後はどうでしょう、他社では(野村でもあるかもしれませんが)PBR1倍割れ銘柄に投資するものも人気があるようです。低PBR銘柄は、東証がPBR1倍割れ銘柄をなくそうとキャンペーンを打っていることもあり、また、そもそも「割安」という言葉に個人がひかれやすいというのもあると思います。


 成長株というのはテーマとしては王道(かつては、ポートフォリオの中身を見ると、これが成長銘柄?というような銘柄が入っていがちでしたが最近はどうなんでしょう)で、一方の割安も王道ですね。このふたつはいわゆるグロースとバリューという形で、注目されているのは世界共通です。それぞれ上昇するタイミングが景気局面によって違ったりしますが、うまくタイミングを取れるかどうかは難しいところです。日本の場合はずーっとバリューは負けっぱなしでしたが、デフレ脱却や東証の努力によって、今後は流れが変わってきそうです。
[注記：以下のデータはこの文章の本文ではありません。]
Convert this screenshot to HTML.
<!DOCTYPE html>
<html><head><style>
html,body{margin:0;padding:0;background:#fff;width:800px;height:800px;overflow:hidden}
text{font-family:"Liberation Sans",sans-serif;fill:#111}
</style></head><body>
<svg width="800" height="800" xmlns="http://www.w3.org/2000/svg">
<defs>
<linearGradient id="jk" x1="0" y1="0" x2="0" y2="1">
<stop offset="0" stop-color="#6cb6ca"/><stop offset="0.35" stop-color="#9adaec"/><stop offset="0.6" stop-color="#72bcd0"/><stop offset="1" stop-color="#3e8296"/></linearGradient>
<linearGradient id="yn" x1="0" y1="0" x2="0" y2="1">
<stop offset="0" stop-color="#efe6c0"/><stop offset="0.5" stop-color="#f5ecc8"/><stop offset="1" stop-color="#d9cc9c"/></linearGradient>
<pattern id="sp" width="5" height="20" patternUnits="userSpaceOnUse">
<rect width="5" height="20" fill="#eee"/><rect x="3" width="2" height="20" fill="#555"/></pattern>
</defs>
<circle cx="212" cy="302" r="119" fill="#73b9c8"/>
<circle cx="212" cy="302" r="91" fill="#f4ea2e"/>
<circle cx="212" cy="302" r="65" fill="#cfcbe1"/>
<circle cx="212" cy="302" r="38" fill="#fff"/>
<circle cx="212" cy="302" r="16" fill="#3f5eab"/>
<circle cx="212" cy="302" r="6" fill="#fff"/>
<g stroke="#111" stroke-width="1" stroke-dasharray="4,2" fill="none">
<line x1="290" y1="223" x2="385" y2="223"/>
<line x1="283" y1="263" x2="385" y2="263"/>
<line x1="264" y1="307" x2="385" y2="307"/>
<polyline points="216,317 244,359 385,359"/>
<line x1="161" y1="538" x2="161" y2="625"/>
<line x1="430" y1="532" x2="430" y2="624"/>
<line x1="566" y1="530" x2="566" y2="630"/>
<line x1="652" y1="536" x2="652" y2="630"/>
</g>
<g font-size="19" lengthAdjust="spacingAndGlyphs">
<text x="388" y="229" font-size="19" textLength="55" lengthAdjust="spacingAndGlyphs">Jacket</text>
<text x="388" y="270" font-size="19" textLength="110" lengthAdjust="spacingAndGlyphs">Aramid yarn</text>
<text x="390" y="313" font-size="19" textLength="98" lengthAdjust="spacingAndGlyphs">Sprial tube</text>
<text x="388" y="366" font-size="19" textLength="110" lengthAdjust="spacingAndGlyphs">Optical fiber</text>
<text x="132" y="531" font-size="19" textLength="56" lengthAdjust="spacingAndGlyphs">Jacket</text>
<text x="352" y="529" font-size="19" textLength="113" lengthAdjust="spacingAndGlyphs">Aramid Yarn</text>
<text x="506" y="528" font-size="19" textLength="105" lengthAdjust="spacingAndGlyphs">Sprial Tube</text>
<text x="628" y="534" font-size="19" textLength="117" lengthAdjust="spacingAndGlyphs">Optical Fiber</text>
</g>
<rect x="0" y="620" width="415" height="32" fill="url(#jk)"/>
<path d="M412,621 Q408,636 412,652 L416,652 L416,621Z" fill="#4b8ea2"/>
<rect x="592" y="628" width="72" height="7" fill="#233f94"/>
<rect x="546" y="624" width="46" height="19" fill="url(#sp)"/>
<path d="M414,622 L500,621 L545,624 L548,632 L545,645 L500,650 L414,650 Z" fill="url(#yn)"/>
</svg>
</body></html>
 ただどうでしょう。12年ならともかく、5年、10年の単位で見たときに、本当に指数に勝てるかどうか。例えば成長株に投資するタイプで言えば、本当の成長株に投資できれば(つまり、買った後にも予想通り業績がどんどん伸びていくような銘柄に投資できていれば)、株価指数を上回る成績が出るかもしれないと思いがちですが、買う段階で株価が10年先までの成長を織り込んで超高値で取引されていたとしたら、その後の企業成長が予想通りでも株価は上がらない、ということになります。なので、ちゃんと成長株を買ったら儲かるかというと、そんなに簡単ではないわけです。このあたり、ファンドを選ぶにあたってのファンドマネージャーの見極めというか、運用会社の見極めは難しいところですね。こうなると、個人的に信用できる、あるいは信じているファンドマネジャーが運用しているものを買うのが一番いいですね。自分が信じて買ったのなら、もし成績が振るわなくてもあきらめはつくと思うので。


 米国ではモーニングスター等がファンドの格付けを発表していますが、ファンドマネジャーの交代は格付け変更の大きな理由となります(たいてい下がる)。ファンドの説明だけを聞くと、よさそう、と思いがちですが、上記のように見極めはなかなか難しいものだと思います。結局のところ、いいのに当たればラッキーということも多いように思います。